→ THE EXERCISE:
Skip the pictures and repeat each line of the data exactly.
◇ ◇ ◇ ◇ ◇ ◇ ◇
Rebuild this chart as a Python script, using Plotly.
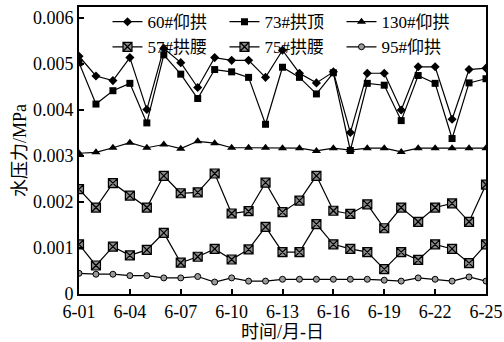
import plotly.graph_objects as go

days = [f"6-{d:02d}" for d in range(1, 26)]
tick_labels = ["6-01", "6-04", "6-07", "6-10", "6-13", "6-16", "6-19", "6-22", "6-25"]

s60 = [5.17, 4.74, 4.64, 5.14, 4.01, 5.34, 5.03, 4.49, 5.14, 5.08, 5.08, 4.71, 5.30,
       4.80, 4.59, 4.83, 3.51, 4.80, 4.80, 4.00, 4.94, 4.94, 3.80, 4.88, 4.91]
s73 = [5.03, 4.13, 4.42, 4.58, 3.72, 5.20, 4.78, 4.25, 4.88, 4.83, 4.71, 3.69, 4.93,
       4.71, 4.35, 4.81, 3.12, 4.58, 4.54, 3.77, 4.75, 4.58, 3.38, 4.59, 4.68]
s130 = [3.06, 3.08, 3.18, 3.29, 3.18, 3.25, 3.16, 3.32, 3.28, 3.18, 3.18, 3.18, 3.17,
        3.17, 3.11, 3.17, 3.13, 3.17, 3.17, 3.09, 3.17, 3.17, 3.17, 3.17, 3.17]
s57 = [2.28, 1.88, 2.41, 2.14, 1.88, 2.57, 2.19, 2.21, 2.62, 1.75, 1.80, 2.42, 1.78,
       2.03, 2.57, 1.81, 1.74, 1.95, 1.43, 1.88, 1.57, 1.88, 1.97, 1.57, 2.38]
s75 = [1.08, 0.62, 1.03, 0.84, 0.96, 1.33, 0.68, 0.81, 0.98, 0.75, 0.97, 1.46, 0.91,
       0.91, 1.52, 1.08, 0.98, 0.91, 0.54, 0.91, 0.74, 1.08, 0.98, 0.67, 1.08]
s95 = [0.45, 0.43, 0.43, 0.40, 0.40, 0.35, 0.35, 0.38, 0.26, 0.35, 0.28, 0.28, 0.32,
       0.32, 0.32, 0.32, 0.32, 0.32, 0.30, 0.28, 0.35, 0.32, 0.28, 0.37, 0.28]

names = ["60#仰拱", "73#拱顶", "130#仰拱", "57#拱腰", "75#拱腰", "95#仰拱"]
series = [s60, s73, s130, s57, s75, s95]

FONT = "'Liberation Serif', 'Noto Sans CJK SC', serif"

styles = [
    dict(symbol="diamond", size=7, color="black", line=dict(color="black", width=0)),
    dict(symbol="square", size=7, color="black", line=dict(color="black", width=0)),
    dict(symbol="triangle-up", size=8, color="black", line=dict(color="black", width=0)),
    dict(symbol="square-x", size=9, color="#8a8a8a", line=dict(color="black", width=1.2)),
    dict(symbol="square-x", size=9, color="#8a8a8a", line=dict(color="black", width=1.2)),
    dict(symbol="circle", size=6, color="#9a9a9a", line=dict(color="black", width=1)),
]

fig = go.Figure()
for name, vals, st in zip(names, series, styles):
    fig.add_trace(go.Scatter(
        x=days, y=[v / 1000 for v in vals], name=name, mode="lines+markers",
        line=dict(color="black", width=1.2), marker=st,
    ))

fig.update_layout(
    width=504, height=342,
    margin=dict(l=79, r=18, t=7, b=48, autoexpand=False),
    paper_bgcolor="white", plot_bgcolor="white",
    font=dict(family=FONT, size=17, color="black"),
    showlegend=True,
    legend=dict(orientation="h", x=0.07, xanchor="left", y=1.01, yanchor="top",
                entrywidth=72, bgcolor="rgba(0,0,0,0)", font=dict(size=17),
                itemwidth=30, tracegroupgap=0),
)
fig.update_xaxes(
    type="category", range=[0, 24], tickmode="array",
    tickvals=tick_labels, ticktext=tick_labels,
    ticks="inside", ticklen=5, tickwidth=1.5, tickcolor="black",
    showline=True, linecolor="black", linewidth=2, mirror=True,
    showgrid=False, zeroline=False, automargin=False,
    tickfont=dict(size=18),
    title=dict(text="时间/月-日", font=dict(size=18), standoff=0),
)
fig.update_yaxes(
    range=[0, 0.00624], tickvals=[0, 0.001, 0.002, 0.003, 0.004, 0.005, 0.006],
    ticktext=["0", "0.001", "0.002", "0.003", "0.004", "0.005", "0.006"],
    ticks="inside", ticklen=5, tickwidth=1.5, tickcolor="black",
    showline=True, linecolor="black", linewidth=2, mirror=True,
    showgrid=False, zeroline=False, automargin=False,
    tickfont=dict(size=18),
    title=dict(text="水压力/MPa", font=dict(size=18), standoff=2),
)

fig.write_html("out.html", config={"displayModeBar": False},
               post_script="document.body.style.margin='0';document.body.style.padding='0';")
◇ ◇ ◇ ◇ ◇ ◇ ◇
→ SOLUTION FOR THIS TASK:
Rebuild this chart as a Python script, using Plotly.
import plotly.graph_objects as go

days = [f"6-{d:02d}" for d in range(1, 26)]
tick_labels = ["6-01", "6-04", "6-07", "6-10", "6-13", "6-16", "6-19", "6-22", "6-25"]

s60 = [5.17, 4.74, 4.64, 5.14, 4.01, 5.34, 5.03, 4.49, 5.14, 5.08, 5.08, 4.71, 5.30,
       4.80, 4.59, 4.83, 3.51, 4.80, 4.80, 4.00, 4.94, 4.94, 3.80, 4.88, 4.91]
s73 = [5.03, 4.13, 4.42, 4.58, 3.72, 5.20, 4.78, 4.25, 4.88, 4.83, 4.71, 3.69, 4.93,
       4.71, 4.35, 4.81, 3.12, 4.58, 4.54, 3.77, 4.75, 4.58, 3.38, 4.59, 4.68]
s130 = [3.06, 3.08, 3.18, 3.29, 3.18, 3.25, 3.16, 3.32, 3.28, 3.18, 3.18, 3.18, 3.17,
        3.17, 3.11, 3.17, 3.13, 3.17, 3.17, 3.09, 3.17, 3.17, 3.17, 3.17, 3.17]
s57 = [2.28, 1.88, 2.41, 2.14, 1.88, 2.57, 2.19, 2.21, 2.62, 1.75, 1.80, 2.42, 1.78,
       2.03, 2.57, 1.81, 1.74, 1.95, 1.43, 1.88, 1.57, 1.88, 1.97, 1.57, 2.38]
s75 = [1.08, 0.62, 1.03, 0.84, 0.96, 1.33, 0.68, 0.81, 0.98, 0.75, 0.97, 1.46, 0.91,
       0.91, 1.52, 1.08, 0.98, 0.91, 0.54, 0.91, 0.74, 1.08, 0.98, 0.67, 1.08]
s95 = [0.45, 0.43, 0.43, 0.40, 0.40, 0.35, 0.35, 0.38, 0.26, 0.35, 0.28, 0.28, 0.32,
       0.32, 0.32, 0.32, 0.32, 0.32, 0.30, 0.28, 0.35, 0.32, 0.28, 0.37, 0.28]

names = ["60#仰拱", "73#拱顶", "130#仰拱", "57#拱腰", "75#拱腰", "95#仰拱"]
series = [s60, s73, s130, s57, s75, s95]

FONT = "'Liberation Serif', 'Noto Sans CJK SC', serif"

styles = [
    dict(symbol="diamond", size=7, color="black", line=dict(color="black", width=0)),
    dict(symbol="square", size=7, color="black", line=dict(color="black", width=0)),
    dict(symbol="triangle-up", size=8, color="black", line=dict(color="black", width=0)),
    dict(symbol="square-x", size=9, color="#8a8a8a", line=dict(color="black", width=1.2)),
    dict(symbol="square-x", size=9, color="#8a8a8a", line=dict(color="black", width=1.2)),
    dict(symbol="circle", size=6, color="#9a9a9a", line=dict(color="black", width=1)),
]

fig = go.Figure()
for name, vals, st in zip(names, series, styles):
    fig.add_trace(go.Scatter(
        x=days, y=[v / 1000 for v in vals], name=name, mode="lines+markers",
        line=dict(color="black", width=1.2), marker=st,
    ))

fig.update_layout(
    width=504, height=342,
    margin=dict(l=79, r=18, t=7, b=48, autoexpand=False),
    paper_bgcolor="white", plot_bgcolor="white",
    font=dict(family=FONT, size=17, color="black"),
    showlegend=True,
    legend=dict(orientation="h", x=0.07, xanchor="left", y=1.01, yanchor="top",
                entrywidth=72, bgcolor="rgba(0,0,0,0)", font=dict(size=17),
                itemwidth=30, tracegroupgap=0),
)
fig.update_xaxes(
    type="category", range=[0, 24], tickmode="array",
    tickvals=tick_labels, ticktext=tick_labels,
    ticks="inside", ticklen=5, tickwidth=1.5, tickcolor="black",
    showline=True, linecolor="black", linewidth=2, mirror=True,
    showgrid=False, zeroline=False, automargin=False,
    tickfont=dict(size=18),
    title=dict(text="时间/月-日", font=dict(size=18), standoff=0),
)
fig.update_yaxes(
    range=[0, 0.00624], tickvals=[0, 0.001, 0.002, 0.003, 0.004, 0.005, 0.006],
    ticktext=["0", "0.001", "0.002", "0.003", "0.004", "0.005", "0.006"],
    ticks="inside", ticklen=5, tickwidth=1.5, tickcolor="black",
    showline=True, linecolor="black", linewidth=2, mirror=True,
    showgrid=False, zeroline=False, automargin=False,
    tickfont=dict(size=18),
    title=dict(text="水压力/MPa", font=dict(size=18), standoff=2),
)

fig.write_html("out.html", config={"displayModeBar": False},
               post_script="document.body.style.margin='0';document.body.style.padding='0';")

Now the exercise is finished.